— Exercise inputs —
..............................
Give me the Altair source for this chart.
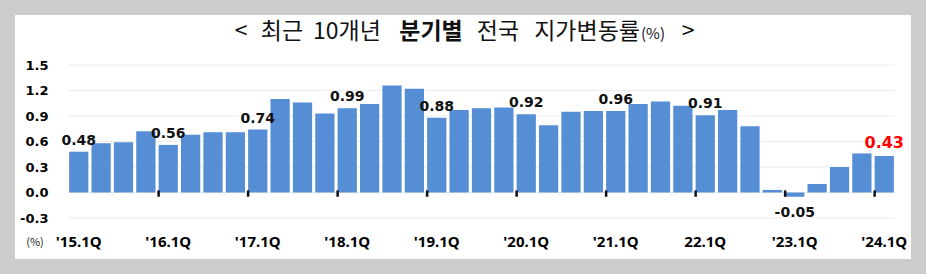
..............................
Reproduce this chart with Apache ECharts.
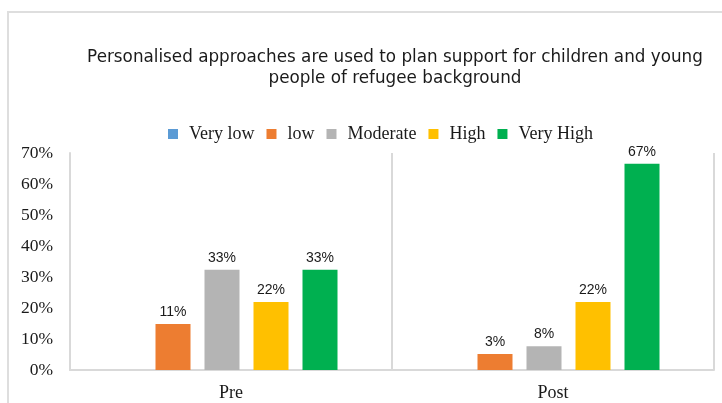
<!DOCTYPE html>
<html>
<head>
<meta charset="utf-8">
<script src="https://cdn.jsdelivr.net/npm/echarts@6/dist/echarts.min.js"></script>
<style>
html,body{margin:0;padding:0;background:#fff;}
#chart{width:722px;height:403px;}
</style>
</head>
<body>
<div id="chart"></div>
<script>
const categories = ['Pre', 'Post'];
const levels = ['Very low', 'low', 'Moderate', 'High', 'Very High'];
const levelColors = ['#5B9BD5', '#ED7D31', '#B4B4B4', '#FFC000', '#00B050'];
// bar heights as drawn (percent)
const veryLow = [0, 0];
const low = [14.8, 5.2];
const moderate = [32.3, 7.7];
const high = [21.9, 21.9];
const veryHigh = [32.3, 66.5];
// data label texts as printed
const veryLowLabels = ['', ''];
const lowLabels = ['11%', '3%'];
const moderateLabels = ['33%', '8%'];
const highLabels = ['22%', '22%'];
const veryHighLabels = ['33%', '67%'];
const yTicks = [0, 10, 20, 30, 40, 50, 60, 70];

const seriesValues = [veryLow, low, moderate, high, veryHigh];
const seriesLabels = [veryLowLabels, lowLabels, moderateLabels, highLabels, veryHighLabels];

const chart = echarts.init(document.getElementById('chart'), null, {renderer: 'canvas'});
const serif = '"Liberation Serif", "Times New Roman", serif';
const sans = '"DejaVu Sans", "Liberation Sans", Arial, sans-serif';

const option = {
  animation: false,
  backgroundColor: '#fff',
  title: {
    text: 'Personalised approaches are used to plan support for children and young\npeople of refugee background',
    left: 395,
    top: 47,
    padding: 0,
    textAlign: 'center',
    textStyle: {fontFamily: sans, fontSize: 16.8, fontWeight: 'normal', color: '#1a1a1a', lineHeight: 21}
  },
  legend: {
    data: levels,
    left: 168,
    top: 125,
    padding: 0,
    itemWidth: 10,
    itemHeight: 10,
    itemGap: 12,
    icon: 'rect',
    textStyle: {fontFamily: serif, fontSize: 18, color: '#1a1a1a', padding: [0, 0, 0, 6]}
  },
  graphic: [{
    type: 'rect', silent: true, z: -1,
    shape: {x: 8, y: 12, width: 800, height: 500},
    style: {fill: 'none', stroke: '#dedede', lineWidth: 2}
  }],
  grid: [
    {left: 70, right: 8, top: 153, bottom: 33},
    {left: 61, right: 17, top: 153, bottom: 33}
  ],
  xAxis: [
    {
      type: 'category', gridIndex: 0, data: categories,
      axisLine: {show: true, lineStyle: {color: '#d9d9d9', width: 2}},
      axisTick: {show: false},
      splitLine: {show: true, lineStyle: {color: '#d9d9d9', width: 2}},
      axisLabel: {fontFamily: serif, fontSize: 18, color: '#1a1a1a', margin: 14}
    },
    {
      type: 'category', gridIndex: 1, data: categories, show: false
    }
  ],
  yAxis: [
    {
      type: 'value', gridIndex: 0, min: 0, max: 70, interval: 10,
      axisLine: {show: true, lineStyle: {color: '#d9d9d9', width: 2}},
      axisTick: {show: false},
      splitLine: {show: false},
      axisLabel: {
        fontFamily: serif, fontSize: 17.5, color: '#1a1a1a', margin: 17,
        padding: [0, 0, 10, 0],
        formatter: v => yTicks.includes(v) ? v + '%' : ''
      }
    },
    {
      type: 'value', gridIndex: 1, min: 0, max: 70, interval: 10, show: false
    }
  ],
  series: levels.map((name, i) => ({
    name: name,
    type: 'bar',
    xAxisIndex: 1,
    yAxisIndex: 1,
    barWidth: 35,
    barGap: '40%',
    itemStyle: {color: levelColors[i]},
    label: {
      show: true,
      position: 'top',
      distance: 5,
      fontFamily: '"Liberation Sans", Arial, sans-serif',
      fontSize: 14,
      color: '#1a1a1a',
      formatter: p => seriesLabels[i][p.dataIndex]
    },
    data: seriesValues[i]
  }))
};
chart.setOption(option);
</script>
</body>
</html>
..............................
— Exercise goal —
Only a number is wanted: how many lines of the data above contain "this"?

— Full answer —
2